Hitchcock's 'The Birds' playing at Cinemark 12
By by dianna firstname.lastname@example.org
Sept. 12, 2012 at 4:12 a.m.
IF YOU GO
• WHAT: "The Birds"
• WHEN: 2 p.m. and 7 p.m. Wednesday
• WHERE: Cinemark 12, 7806 N. Navarro St., Victoria
• WHAT: "November"
• WHEN: Through Sept. 23
• WHERE: The Alley Theatre, 615 Texas Ave., Houston
COST: Tickets $63
• WHAT: Life in the Universe
• WHEN: Through fall 2012
• WHERE: Houston Museum of Natural Science, 5555 Hermann St., Houston
• COST: $7-$8
• WHAT: "American Made: 250 Years of American Art at the Museum of Fine Arts, Houston"
• WHEN: Through Jan. 1
• WHERE: The Museum of Fine Arts, Houston, 1001 Bissonnet St., Houston
• COST: $10
Alfred Hitchcock was trying to come up with something different for his next project. He had just finished "Psycho," the film that scared star Janet Leigh so much in the making of it, that she said she refused to take showers for the rest of her life. His tale of a mother-obsessed madman with a penchant for wigs had been a hit, and now he needed a new direction to go.
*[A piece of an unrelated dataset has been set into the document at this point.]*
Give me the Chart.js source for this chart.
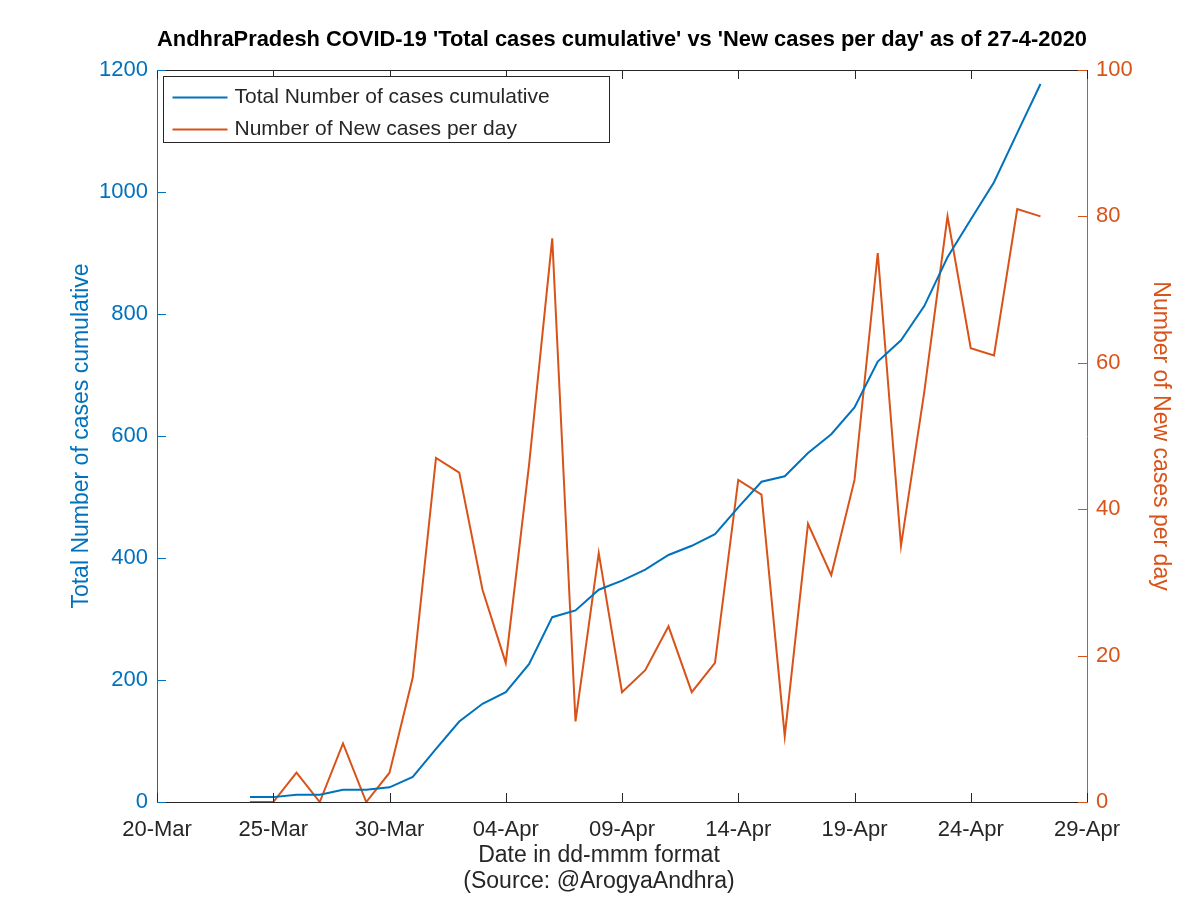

The famed director took to the skies with his decision to film Daphne du Maurier's chilling short story of winged creatures gone wrong, "The Birds."
A beautiful woman, played by Tippi Hedren, meets a handsome man, Rod Taylor, complete with neckerchief, and pursues him to a Northern California island. There, things get weird, as for no apparent reason, the birds, all of them, begin to attack.
Hitchcock discovered Hedren, and she made her debut in the film. He also, legend has it, took a liking to her, and when the actress didn't respond, Hitch didn't take it well. There's a famous scene in the movie where Hedren is being attacked by the angry birds in an attic. The sequence took a week to film and Hitchcock tied live birds to Hedren and had them attack her. She got the scene done but a doctor ordered a week's rest and her nightmares were filled with the flapping of wings.
But that's not the point of the movie - in fact, what the bird attacks really mean is left open to the viewer's interpretation. Hitchcock had been making films for decades when he took on this challenge, and the result is a movie that has you on the edge of your seat, a bundle of nerves for the entire movie.
Not every director keeps hold of the ability to terrify an audience, but Hitchcock proved he still knew how to tell a story that would leave you eyeing even your grandmother's ancient parrot, waiting for the moment when it too would turn on mankind and begin the attack. In one fell swoop - so to speak - Hitchcock proved he could make anything scary.
"The Birds" is playing at 2 p.m. and 7 p.m. Wednesday at Cinemark 12.